Data block:
★ ★ ★
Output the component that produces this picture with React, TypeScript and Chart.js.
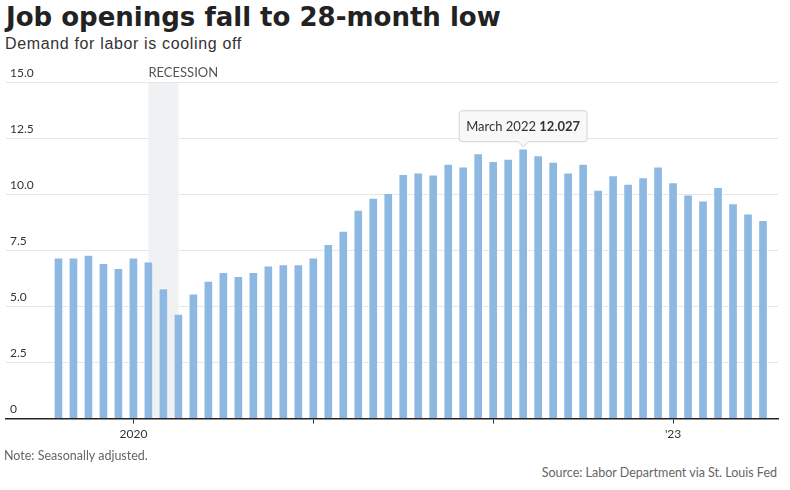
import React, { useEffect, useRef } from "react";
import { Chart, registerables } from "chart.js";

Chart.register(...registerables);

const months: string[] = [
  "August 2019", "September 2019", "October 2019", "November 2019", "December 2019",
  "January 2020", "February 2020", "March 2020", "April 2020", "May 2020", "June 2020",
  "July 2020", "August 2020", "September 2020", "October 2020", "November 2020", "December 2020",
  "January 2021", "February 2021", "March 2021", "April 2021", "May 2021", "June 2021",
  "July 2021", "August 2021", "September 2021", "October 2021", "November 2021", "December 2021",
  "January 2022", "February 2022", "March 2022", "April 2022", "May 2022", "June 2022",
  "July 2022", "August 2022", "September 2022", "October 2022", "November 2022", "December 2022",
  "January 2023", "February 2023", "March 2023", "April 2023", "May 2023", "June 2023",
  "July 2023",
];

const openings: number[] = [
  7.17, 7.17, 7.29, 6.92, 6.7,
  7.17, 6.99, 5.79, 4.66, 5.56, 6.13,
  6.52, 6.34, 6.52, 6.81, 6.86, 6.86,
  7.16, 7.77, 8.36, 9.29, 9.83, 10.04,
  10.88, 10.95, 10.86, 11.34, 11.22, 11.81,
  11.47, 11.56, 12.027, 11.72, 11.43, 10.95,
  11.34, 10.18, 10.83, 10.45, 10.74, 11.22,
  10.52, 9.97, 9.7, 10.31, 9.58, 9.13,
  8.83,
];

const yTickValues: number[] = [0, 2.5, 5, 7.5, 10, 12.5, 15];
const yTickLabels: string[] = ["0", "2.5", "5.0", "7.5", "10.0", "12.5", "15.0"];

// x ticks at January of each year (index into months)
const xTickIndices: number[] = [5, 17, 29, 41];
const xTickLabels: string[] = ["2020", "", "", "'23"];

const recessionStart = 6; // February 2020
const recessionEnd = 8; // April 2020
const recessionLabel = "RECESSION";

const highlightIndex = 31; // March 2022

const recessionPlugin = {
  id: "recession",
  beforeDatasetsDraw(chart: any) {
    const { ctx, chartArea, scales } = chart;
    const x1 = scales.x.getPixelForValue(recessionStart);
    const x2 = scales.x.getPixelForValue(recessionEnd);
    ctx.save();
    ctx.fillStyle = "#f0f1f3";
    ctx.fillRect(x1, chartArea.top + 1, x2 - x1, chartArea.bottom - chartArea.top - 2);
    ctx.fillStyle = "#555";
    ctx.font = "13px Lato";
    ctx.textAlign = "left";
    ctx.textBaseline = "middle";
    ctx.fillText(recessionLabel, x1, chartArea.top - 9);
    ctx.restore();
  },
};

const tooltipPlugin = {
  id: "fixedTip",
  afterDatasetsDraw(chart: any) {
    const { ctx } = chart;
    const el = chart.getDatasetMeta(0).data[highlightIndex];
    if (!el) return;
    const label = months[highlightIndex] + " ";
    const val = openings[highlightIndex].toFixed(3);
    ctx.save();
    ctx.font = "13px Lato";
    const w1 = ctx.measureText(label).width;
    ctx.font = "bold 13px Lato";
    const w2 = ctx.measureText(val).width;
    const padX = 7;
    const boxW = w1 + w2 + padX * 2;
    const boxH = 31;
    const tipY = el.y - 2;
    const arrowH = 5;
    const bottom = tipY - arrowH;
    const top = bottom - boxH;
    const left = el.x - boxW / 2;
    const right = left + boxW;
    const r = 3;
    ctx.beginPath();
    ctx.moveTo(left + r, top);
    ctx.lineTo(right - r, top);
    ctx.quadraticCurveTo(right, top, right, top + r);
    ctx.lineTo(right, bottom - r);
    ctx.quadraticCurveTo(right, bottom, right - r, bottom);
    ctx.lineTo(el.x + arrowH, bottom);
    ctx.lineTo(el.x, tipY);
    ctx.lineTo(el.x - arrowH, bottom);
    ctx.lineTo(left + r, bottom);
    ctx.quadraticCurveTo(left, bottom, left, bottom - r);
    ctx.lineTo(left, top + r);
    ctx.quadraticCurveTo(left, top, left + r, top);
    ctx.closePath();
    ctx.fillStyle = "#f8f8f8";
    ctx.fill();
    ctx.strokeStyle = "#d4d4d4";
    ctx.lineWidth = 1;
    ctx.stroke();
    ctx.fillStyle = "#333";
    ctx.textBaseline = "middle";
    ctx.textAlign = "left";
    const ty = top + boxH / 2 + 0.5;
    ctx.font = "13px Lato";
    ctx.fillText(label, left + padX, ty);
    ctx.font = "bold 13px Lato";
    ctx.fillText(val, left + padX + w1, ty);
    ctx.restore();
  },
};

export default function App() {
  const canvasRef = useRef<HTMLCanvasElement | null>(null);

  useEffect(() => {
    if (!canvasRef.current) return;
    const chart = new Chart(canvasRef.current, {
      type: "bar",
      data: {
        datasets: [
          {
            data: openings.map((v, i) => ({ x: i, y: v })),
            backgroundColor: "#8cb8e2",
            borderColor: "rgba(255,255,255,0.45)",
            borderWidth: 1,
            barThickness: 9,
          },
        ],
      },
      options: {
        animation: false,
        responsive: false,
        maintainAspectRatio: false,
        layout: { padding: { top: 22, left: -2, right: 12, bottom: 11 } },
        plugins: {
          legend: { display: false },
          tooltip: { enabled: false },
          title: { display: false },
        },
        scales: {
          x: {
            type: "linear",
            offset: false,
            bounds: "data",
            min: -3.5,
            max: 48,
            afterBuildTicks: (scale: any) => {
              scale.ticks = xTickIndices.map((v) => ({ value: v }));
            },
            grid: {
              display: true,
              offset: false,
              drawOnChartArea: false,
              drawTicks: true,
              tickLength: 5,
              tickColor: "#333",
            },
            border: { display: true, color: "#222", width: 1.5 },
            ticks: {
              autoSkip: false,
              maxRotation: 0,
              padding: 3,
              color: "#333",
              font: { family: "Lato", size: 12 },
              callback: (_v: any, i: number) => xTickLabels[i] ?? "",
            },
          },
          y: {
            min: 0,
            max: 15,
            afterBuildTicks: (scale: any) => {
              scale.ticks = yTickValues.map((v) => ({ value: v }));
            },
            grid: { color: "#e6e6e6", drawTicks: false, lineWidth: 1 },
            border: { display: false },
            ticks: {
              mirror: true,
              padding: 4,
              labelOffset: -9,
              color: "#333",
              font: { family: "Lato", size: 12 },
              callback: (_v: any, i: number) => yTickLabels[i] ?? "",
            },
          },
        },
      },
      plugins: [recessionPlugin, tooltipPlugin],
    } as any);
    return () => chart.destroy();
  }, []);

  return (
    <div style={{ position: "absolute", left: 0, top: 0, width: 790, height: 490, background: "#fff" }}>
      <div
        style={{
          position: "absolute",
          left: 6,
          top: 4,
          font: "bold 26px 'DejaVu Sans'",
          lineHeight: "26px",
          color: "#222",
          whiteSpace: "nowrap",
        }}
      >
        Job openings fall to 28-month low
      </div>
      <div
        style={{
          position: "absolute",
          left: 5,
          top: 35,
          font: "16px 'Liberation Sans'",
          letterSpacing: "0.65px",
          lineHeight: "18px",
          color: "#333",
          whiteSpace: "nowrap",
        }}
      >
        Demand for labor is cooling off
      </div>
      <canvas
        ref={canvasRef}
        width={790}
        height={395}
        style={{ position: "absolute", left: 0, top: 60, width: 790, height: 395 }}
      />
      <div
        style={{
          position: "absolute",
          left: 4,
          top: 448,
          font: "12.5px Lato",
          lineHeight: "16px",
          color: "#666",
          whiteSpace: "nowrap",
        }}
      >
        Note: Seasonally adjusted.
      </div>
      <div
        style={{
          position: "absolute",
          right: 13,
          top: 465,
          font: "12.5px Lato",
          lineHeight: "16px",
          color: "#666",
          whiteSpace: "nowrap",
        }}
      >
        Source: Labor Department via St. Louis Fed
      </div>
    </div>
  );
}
★ ★ ★
The request:
From the opening line of the listing above through the line bearing "Chart.register(...registerables);", repeat each line exactly. Drop every picture.

Result:
Output the component that produces this picture with React, TypeScript and Chart.js.
import React, { useEffect, useRef } from "react";
import { Chart, registerables } from "chart.js";

Chart.register(...registerables);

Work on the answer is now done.